## [Problem description]
Reproduce the whole listing, character for character.

## [Data section]
◆ ◆ ◆ ◆

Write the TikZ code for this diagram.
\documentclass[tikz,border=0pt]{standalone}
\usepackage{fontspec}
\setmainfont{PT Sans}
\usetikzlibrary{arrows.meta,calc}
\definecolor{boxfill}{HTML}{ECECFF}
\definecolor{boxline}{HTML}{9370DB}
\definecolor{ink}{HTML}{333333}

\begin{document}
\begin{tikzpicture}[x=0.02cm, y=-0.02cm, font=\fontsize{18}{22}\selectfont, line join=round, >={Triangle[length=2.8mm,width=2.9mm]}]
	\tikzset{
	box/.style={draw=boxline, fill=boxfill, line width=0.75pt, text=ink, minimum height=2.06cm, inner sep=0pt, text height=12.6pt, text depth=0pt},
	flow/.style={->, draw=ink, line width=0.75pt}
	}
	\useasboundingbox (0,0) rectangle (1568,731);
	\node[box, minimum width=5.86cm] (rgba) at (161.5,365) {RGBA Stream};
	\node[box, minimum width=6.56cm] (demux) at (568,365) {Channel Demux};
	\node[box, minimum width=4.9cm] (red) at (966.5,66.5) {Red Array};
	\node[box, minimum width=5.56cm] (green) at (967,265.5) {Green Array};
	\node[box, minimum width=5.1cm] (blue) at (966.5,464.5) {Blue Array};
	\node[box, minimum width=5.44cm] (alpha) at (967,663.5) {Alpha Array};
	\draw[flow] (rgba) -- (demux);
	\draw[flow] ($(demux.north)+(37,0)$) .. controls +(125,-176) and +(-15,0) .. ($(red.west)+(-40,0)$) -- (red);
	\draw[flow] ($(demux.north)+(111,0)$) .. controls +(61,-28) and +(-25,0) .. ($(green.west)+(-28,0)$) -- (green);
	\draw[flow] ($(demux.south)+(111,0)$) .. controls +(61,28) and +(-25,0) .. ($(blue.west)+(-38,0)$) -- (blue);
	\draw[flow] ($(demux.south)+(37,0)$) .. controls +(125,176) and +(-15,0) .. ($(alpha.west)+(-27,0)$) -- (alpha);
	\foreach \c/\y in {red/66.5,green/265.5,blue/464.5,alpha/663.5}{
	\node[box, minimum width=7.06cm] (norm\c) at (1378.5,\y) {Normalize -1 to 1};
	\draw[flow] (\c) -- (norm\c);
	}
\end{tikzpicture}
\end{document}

◆ ◆ ◆ ◆

## [Expected answer]
Write the TikZ code for this diagram.
\documentclass[tikz,border=0pt]{standalone}
\usepackage{fontspec}
\setmainfont{PT Sans}
\usetikzlibrary{arrows.meta,calc}
\definecolor{boxfill}{HTML}{ECECFF}
\definecolor{boxline}{HTML}{9370DB}
\definecolor{ink}{HTML}{333333}

\begin{document}
\begin{tikzpicture}[x=0.02cm, y=-0.02cm, font=\fontsize{18}{22}\selectfont, line join=round, >={Triangle[length=2.8mm,width=2.9mm]}]
	\tikzset{
	box/.style={draw=boxline, fill=boxfill, line width=0.75pt, text=ink, minimum height=2.06cm, inner sep=0pt, text height=12.6pt, text depth=0pt},
	flow/.style={->, draw=ink, line width=0.75pt}
	}
	\useasboundingbox (0,0) rectangle (1568,731);
	\node[box, minimum width=5.86cm] (rgba) at (161.5,365) {RGBA Stream};
	\node[box, minimum width=6.56cm] (demux) at (568,365) {Channel Demux};
	\node[box, minimum width=4.9cm] (red) at (966.5,66.5) {Red Array};
	\node[box, minimum width=5.56cm] (green) at (967,265.5) {Green Array};
	\node[box, minimum width=5.1cm] (blue) at (966.5,464.5) {Blue Array};
	\node[box, minimum width=5.44cm] (alpha) at (967,663.5) {Alpha Array};
	\draw[flow] (rgba) -- (demux);
	\draw[flow] ($(demux.north)+(37,0)$) .. controls +(125,-176) and +(-15,0) .. ($(red.west)+(-40,0)$) -- (red);
	\draw[flow] ($(demux.north)+(111,0)$) .. controls +(61,-28) and +(-25,0) .. ($(green.west)+(-28,0)$) -- (green);
	\draw[flow] ($(demux.south)+(111,0)$) .. controls +(61,28) and +(-25,0) .. ($(blue.west)+(-38,0)$) -- (blue);
	\draw[flow] ($(demux.south)+(37,0)$) .. controls +(125,176) and +(-15,0) .. ($(alpha.west)+(-27,0)$) -- (alpha);
	\foreach \c/\y in {red/66.5,green/265.5,blue/464.5,alpha/663.5}{
	\node[box, minimum width=7.06cm] (norm\c) at (1378.5,\y) {Normalize -1 to 1};
	\draw[flow] (\c) -- (norm\c);
	}
\end{tikzpicture}
\end{document}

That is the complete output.